Vivimos hoy en un mundo muy agitado, en el cual hay muy poco espacio para la escucha. Los padres de familia se afanan mucho para proveer del sustento necesario a sus hijos; pero no tienen tiempo para escucharlos y de esta manera no los proveen de lo que ellos más valorizan. Los hijos proveen a sus padres ancianos de todos los cuidados materiales; pero lo que ellos más esperan es que sus hijos los escuchen. En el seno de las familias todos tienen mucho que hacer; pero no tienen tiempo para escucharse. No podemos tener esa misma actitud con Jesús. Él es la Palabra de Dios y la única actitud necesaria para el ser humano es acogerlo como lo que es, es decir, escuchándolo: «La Palabra vino a los suyos… A quienes lo acogieron les dio el poder hacerse hijos de Dios» (Jn 1,12).

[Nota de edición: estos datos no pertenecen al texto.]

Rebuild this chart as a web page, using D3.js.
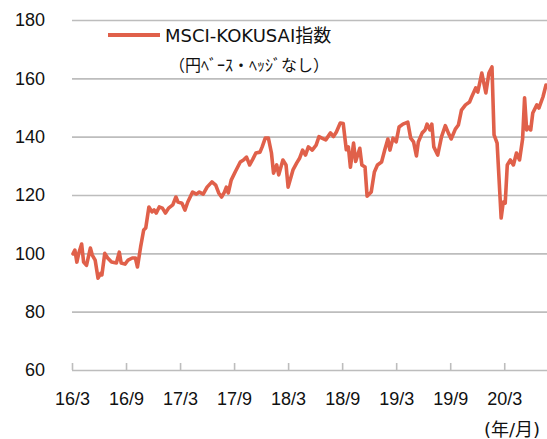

El Evangelio de este domingo tiene un matiz menos perceptible para nosotros, que Lucas quiere acentuar, en su particular interés por promover a la mujer. Según los rabinos del tiempo de Jesús, la enseñanza de la Palabra de Dios estaba destinada solamente a los varones. Jesús rompe esos cánones y, aprobando la actitud de María, declara que también la mujer es destinataria de la Palabra de Dios; más aún que es la única cosa necesaria también para ella. No le será quitada nunca, porque permanece para la vida eterna.
María ha acogido la recomendación de Dios mismo. En efecto, durante la Transfiguración de Jesús, la voz del cielo declara: «Este es mi Hijo, el amado, en quien me complazco, escúchenlo» (Mt 17,5). Nosotros, hoy, habremos escuchado la Palabra de Cristo, que nos dirige este domingo, si en adelante dedicamos tiempo cada día a esa única cosa necesaria, a saber, al silencio que permite escuchar la Palabra que el Señor nos dirige.